Pour l’instant, on peut tracer la question politique sous l’angle de l’identité. Le PS a vu son identité se fracturer pendant le quinquennat Hollande. Les primaires ont acté cette division. Chez les LR, même configuration. Les courants Fillon et Sarkozy ne sont pas compatibles avec Macron. Ensuite, ce sont les politiciens en personne qui jugent s’ils sont compatibles. Et par une étrange métamorphose, quelques-uns se découvrent subitement une affinité nouvelle dès lors qu’un poste est en vue. Quant à l’électeur, il est désorienté avec l’identité perdue ou fracturée des LR et du PS, mais il ne connaît pas encore l’identité de la REM. C’est un drôle de pari que de voter pour un parti dont on ne connaît pas l’identité exacte et qui du reste n’en a pas encore. Il faut du temps pour façonner une identité. (Si j’étais Heidegger, j’écrirais un livre intitulé identité et temps. Quoique, ce livre est déjà écrit en contre-jour, dans ma thèse de 1996 intitulée procès et miroir)
Un monde apocalyptique est en vue.
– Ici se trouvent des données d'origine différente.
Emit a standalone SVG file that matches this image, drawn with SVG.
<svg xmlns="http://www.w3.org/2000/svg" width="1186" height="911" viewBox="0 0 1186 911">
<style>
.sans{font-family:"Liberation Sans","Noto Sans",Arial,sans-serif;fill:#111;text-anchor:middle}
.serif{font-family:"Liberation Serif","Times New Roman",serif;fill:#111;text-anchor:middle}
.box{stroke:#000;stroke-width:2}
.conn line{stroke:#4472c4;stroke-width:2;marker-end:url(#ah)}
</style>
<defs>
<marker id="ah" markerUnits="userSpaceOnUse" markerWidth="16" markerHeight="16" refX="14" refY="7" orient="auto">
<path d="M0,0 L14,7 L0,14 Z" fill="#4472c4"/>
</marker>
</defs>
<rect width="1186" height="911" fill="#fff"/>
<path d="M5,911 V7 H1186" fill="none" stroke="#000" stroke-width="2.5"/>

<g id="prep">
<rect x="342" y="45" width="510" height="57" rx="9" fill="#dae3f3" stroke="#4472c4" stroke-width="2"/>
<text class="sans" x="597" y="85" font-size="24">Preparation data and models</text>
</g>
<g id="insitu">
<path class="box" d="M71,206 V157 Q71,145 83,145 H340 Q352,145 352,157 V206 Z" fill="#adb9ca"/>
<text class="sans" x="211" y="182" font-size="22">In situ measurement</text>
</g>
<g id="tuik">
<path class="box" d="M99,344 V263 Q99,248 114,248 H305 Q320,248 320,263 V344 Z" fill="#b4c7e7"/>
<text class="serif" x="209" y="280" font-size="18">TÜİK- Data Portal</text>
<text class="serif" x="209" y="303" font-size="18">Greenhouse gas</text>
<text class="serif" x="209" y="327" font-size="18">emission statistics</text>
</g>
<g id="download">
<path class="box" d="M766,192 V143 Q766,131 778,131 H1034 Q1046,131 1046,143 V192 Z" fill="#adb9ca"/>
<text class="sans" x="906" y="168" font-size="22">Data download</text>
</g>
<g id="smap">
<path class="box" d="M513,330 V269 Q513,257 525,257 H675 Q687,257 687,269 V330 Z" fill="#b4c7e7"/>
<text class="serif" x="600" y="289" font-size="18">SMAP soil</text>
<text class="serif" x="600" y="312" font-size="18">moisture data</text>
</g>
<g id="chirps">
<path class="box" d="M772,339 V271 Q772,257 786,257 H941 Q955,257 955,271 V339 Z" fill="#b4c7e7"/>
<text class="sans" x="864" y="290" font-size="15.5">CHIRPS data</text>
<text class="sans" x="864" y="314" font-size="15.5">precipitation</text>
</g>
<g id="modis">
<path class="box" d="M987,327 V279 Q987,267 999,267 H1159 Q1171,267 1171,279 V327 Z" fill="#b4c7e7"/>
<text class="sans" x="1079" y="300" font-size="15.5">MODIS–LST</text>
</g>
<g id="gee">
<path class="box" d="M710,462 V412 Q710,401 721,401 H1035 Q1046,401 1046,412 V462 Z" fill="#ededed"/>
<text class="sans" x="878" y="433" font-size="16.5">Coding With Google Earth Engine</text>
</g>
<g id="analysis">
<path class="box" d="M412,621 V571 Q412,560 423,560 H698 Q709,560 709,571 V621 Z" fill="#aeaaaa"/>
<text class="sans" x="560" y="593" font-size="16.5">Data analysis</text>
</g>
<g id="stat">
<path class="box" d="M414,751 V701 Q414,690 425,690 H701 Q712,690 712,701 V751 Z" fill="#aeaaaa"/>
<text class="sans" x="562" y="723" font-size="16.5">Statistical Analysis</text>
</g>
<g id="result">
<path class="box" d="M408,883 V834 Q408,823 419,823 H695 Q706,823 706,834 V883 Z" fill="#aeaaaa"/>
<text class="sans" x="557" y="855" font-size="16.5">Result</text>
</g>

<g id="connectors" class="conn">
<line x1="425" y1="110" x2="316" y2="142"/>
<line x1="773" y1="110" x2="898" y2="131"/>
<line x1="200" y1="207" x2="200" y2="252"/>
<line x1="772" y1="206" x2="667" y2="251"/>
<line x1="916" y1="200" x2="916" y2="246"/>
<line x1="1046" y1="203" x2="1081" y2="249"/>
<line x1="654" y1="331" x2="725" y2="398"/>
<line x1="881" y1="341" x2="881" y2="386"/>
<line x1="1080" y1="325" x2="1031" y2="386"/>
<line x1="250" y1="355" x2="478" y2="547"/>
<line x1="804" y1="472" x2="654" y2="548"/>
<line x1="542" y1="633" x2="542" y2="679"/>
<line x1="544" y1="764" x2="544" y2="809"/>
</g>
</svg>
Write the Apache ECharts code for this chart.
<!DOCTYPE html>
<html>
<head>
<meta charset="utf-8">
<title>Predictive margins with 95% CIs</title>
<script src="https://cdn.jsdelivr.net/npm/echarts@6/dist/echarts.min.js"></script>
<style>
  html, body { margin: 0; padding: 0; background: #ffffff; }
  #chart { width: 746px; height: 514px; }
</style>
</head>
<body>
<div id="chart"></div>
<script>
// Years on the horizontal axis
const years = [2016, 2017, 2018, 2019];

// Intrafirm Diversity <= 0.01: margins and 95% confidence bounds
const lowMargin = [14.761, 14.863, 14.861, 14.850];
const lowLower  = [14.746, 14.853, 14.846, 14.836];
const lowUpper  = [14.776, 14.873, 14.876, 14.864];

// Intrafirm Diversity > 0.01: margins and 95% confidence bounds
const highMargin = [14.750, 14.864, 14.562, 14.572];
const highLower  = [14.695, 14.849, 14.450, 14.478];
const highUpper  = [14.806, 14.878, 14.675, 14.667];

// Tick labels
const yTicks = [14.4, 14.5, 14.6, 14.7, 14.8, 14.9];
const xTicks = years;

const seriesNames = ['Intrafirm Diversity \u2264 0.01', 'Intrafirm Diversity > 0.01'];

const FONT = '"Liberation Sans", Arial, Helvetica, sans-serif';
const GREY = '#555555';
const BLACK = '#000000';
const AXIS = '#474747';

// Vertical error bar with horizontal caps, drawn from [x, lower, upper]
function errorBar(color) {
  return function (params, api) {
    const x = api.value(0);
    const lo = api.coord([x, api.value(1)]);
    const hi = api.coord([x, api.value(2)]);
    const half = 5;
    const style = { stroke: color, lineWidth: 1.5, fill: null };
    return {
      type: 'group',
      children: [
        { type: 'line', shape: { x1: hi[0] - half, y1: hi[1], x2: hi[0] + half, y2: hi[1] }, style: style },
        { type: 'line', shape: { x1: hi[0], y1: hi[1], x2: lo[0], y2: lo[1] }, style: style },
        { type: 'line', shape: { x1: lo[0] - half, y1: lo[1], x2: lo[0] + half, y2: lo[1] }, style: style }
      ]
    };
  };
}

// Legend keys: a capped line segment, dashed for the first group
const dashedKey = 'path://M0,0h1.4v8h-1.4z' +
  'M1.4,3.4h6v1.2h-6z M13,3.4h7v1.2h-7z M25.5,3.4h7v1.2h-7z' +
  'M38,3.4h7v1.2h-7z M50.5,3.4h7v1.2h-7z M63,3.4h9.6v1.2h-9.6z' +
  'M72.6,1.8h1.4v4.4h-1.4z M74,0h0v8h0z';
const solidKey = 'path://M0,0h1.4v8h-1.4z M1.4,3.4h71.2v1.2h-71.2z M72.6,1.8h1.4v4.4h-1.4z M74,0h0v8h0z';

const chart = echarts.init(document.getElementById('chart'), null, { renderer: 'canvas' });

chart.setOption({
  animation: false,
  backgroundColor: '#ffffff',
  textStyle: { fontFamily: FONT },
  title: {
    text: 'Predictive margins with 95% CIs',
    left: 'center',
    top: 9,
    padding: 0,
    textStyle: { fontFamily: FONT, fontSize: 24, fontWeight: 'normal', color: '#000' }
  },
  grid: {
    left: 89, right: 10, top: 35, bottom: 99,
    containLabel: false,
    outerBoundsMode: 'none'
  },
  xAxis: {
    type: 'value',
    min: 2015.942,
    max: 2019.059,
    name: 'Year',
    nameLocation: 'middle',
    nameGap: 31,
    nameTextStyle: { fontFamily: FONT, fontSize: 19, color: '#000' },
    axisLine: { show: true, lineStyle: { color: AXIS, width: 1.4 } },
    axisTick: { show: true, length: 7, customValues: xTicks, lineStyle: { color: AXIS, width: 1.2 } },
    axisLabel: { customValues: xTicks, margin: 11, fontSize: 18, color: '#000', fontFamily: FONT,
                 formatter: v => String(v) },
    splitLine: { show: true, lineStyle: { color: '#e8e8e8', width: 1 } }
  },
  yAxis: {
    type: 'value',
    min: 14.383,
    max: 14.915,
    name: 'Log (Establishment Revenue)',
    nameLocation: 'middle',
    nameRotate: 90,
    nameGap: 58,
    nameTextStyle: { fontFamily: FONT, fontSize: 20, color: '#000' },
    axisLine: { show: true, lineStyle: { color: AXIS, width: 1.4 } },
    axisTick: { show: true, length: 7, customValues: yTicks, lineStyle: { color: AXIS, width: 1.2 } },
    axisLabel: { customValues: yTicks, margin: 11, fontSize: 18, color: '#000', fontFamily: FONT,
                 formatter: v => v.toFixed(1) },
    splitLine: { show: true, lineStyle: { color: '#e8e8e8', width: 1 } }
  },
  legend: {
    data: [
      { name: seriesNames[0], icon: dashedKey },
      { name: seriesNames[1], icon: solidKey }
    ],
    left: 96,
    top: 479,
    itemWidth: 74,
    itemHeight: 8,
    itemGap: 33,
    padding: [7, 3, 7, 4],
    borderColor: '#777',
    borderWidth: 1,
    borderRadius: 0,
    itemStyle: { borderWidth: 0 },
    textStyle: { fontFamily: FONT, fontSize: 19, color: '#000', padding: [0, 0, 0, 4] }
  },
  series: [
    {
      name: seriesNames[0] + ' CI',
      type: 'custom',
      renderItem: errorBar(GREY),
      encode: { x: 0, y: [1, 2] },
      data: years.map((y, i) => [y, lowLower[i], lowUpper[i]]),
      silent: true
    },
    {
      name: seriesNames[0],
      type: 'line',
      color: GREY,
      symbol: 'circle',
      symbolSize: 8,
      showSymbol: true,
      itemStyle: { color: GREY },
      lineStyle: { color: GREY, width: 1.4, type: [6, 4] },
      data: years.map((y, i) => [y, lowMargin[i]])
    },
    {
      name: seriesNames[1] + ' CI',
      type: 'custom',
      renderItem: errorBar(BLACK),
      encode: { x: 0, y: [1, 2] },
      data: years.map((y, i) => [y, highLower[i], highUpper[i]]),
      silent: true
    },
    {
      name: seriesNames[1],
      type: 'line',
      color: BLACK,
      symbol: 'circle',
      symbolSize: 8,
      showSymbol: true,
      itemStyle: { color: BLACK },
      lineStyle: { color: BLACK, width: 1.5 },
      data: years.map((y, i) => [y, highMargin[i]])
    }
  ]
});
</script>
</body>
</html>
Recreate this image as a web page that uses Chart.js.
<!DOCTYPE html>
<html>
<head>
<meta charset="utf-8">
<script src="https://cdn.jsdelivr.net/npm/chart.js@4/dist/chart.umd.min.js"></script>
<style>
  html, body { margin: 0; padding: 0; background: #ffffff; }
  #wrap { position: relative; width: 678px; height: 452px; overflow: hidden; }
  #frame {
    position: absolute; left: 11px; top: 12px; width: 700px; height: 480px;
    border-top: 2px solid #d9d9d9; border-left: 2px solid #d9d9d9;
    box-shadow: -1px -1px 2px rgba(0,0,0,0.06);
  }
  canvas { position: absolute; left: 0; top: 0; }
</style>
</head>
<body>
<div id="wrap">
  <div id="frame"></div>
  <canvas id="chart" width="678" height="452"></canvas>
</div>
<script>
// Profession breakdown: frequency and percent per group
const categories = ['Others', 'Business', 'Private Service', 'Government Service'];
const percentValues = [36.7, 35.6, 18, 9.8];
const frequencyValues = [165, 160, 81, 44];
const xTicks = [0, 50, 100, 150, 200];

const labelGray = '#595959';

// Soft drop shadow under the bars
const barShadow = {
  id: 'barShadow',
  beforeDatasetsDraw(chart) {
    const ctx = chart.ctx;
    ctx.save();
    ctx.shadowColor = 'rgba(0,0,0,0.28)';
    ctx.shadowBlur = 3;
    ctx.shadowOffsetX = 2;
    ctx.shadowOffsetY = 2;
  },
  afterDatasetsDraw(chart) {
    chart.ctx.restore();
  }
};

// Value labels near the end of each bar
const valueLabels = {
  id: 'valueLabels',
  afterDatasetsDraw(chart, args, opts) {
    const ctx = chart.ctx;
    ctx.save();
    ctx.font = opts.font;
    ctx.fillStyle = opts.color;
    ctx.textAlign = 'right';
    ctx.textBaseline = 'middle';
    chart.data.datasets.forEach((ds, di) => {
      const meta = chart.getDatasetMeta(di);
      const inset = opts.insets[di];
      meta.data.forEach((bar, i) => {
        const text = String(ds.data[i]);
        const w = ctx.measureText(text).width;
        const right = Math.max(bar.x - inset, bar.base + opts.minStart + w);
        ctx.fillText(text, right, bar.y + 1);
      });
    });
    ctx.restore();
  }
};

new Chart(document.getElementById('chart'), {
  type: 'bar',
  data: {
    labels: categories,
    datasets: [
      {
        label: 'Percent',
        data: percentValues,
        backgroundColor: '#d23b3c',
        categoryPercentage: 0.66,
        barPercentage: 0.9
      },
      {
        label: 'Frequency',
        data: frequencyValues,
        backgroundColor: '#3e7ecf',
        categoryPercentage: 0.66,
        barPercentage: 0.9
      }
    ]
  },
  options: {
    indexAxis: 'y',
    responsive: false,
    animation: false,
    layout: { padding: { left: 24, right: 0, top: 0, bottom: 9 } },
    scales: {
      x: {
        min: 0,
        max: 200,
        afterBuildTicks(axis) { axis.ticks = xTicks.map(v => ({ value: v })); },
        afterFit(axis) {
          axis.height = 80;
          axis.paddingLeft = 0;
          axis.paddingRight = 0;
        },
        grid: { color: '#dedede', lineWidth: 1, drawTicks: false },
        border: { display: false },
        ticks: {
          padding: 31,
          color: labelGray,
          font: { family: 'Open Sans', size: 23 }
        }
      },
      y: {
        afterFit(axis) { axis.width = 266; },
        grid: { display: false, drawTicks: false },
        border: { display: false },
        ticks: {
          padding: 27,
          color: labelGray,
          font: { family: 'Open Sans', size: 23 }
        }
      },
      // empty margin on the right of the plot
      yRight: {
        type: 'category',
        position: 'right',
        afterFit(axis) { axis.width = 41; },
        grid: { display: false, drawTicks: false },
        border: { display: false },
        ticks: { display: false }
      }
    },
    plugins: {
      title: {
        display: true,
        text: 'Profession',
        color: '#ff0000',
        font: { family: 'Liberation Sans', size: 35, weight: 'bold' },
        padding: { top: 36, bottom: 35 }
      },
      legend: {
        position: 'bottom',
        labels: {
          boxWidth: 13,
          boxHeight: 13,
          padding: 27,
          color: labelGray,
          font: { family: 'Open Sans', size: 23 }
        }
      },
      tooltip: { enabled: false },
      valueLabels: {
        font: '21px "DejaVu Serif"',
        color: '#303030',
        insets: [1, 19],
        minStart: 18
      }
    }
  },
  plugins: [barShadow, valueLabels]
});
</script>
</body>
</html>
Il risque d’être accompagné de troubles et de révélations au sens philosophique et mystique. Néanmoins, si pour les troubles on peut être certain, les révélations n’adviennent pas nécessairement et ne sont jamais comme on les attend. Etrange stratégie. Espérons que ce ne sera pas une étrange défaite. Ce 14 mai au soir de l’investiture, mon esprit était marqué par de sombres pressentiments. Malgré un excellent dimanche, je ne pouvais ressentir d’émotions positives et sereines. Tout devient possible, y compris une dissolution de l’Assemblée d’ici deux ans. C’est prévu dans la constitution et cette éventualité confirmerait le côté américain de Macron qui par cette procédure, nous placerait dans la situation d’une élection à mi-mandat.
Le pouvoir est une chose, les tensions et les forces traversant une société et parfois fracassant le cours de l’Histoire sont puissantes. En marche, ne l’oublions pas, c’est, en sacrifiant au cliché, une communauté hétéroclites de pèlerins métropolitains du numérique naviguant entre les open bars du soir pour une détente en bonne compagnie tout en s’affairant dans les start-up la journée face aux écrans plats. La France ce sont aussi des travailleurs à la peine, pas certain d’être encore aux machines les années suivantes, des agriculteurs en souffrance, des jeunes en désespérance, des déclassés et des perdants avérés (pour les distinguer des perdants narcissiques traversés par les envies et le sentiment de mal vivre). Bref, nous sommes avec deux catégories, ceux qui accrochent le temps et ceux qui décrochent. Et c’est le défi pour Macron que de créer les conditions de l’accroche. A bon entendeur !
On se souviendra de ce 14 mai. Cette marche solitaire. Une pyramide. Deux symboles. La sortie d’Egypte et la terre promise par Moïse ou bien la révolution technumérique et son Bonaparte traversant le Rhin pour conquérir l’Europe avec le spectre de Waterloo. En marche et deux destins, la sortie d’Egypte ou la campagne d’Egypte. Il manquait à cette scène une figure elle aussi symbolique, le Sphinx et son énigme.